ENTRIES PROVIDED:
+ + + + +

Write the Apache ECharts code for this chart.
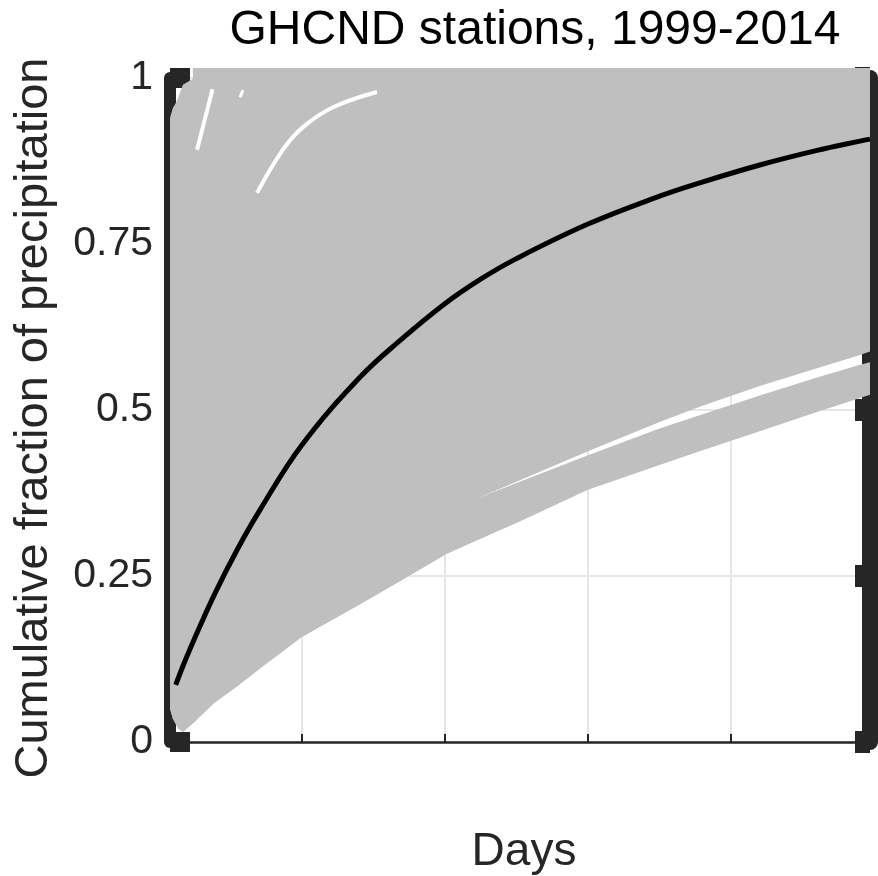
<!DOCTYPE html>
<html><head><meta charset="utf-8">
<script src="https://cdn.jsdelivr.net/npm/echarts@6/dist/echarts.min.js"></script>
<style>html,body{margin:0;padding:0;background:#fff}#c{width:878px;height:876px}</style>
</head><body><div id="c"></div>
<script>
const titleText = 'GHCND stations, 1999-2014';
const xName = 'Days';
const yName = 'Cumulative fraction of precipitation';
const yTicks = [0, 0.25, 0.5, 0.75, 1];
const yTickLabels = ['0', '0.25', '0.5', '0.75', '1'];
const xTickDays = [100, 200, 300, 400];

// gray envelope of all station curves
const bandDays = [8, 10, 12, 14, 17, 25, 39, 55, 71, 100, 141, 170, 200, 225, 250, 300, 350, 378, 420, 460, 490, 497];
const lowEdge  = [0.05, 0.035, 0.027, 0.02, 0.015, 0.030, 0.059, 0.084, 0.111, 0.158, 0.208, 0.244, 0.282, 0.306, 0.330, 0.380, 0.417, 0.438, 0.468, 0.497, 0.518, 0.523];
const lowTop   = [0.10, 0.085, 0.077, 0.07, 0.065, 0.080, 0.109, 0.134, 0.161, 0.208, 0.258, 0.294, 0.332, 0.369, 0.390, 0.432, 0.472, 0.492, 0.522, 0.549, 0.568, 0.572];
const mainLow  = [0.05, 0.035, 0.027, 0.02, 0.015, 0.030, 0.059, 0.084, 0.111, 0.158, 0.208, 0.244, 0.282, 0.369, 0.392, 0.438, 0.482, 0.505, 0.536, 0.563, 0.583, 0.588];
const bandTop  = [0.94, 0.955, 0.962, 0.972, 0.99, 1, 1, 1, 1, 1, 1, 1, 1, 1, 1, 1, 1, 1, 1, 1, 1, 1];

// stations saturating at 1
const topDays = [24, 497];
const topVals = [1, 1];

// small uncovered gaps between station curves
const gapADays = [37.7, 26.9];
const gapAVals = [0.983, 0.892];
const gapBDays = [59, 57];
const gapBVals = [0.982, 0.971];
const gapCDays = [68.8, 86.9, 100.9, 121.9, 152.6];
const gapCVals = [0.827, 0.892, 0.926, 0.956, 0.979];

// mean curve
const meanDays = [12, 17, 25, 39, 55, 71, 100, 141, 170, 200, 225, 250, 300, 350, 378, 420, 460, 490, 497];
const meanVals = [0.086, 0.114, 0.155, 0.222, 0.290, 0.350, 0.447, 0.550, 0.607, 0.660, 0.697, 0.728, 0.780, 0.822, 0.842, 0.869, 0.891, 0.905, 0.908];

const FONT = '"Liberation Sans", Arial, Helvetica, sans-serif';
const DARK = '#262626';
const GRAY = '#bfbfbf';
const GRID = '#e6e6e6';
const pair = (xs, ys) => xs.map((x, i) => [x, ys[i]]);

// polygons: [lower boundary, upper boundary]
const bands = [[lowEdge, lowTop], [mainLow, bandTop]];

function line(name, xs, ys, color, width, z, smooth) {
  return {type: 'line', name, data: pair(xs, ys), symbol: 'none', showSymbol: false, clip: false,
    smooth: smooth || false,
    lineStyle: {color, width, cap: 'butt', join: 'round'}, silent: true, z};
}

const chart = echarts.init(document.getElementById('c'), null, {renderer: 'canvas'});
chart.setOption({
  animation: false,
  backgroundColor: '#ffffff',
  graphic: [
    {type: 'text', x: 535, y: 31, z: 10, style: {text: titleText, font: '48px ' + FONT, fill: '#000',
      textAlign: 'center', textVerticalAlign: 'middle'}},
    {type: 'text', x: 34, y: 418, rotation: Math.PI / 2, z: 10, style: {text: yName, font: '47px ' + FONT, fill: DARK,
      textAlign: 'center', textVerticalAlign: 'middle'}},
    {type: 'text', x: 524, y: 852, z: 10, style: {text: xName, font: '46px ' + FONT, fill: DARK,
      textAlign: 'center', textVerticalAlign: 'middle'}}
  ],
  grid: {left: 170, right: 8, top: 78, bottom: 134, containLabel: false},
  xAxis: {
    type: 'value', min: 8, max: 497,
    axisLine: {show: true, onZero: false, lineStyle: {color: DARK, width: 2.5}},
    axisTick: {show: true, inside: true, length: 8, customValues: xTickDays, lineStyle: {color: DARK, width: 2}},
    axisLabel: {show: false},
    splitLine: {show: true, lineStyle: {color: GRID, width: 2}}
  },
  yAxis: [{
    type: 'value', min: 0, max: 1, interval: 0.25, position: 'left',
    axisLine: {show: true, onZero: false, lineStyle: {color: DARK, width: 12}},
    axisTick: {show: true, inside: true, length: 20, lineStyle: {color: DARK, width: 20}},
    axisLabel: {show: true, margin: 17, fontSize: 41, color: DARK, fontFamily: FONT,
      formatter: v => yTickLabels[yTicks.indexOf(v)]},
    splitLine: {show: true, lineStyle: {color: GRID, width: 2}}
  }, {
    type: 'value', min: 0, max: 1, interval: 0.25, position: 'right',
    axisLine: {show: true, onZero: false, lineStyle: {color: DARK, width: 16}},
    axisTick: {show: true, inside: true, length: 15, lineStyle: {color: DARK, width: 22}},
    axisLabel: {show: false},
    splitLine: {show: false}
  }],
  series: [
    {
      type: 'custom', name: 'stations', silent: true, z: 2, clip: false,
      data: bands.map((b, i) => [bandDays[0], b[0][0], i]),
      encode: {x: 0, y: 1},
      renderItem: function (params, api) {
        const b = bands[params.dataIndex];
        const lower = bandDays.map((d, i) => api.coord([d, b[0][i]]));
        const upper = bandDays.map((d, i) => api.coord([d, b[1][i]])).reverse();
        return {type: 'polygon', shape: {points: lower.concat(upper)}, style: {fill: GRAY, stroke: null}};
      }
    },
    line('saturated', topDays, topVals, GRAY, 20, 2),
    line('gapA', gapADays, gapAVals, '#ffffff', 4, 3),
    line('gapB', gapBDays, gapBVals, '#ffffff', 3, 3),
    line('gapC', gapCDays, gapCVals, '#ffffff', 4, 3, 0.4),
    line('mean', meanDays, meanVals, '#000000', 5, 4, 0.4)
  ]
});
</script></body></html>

+ + + + +

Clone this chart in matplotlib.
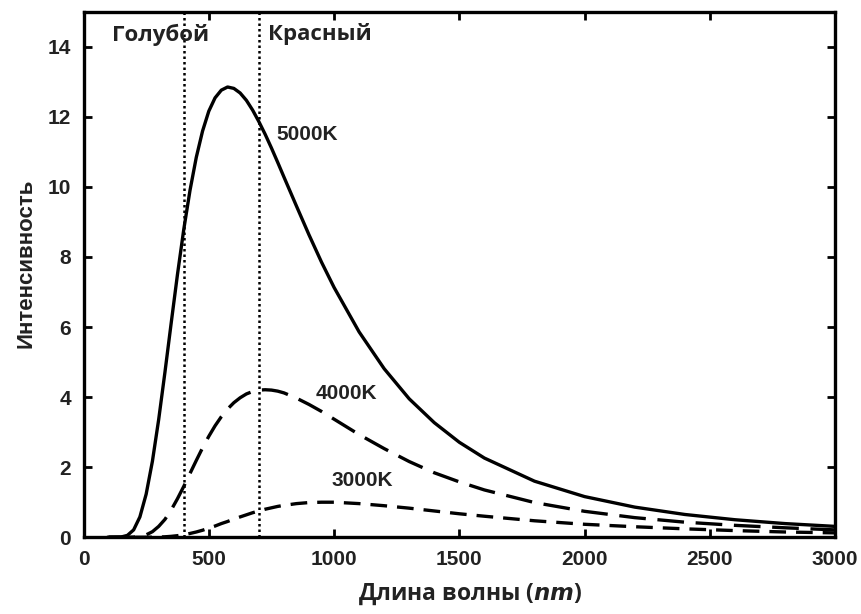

+ + + + +

EXERCISE OBJECTIVE:
Reproduce nothing but the lines from the one with "Write the Apache ECharts code for this chart." to the one with "const xTickDays = [100, 200, 300, 400];", both lines included, and keep every picture out of the copy.

EXPECTED ANSWER:
Write the Apache ECharts code for this chart.
<!DOCTYPE html>
<html><head><meta charset="utf-8">
<script src="https://cdn.jsdelivr.net/npm/echarts@6/dist/echarts.min.js"></script>
<style>html,body{margin:0;padding:0;background:#fff}#c{width:878px;height:876px}</style>
</head><body><div id="c"></div>
<script>
const titleText = 'GHCND stations, 1999-2014';
const xName = 'Days';
const yName = 'Cumulative fraction of precipitation';
const yTicks = [0, 0.25, 0.5, 0.75, 1];
const yTickLabels = ['0', '0.25', '0.5', '0.75', '1'];
const xTickDays = [100, 200, 300, 400];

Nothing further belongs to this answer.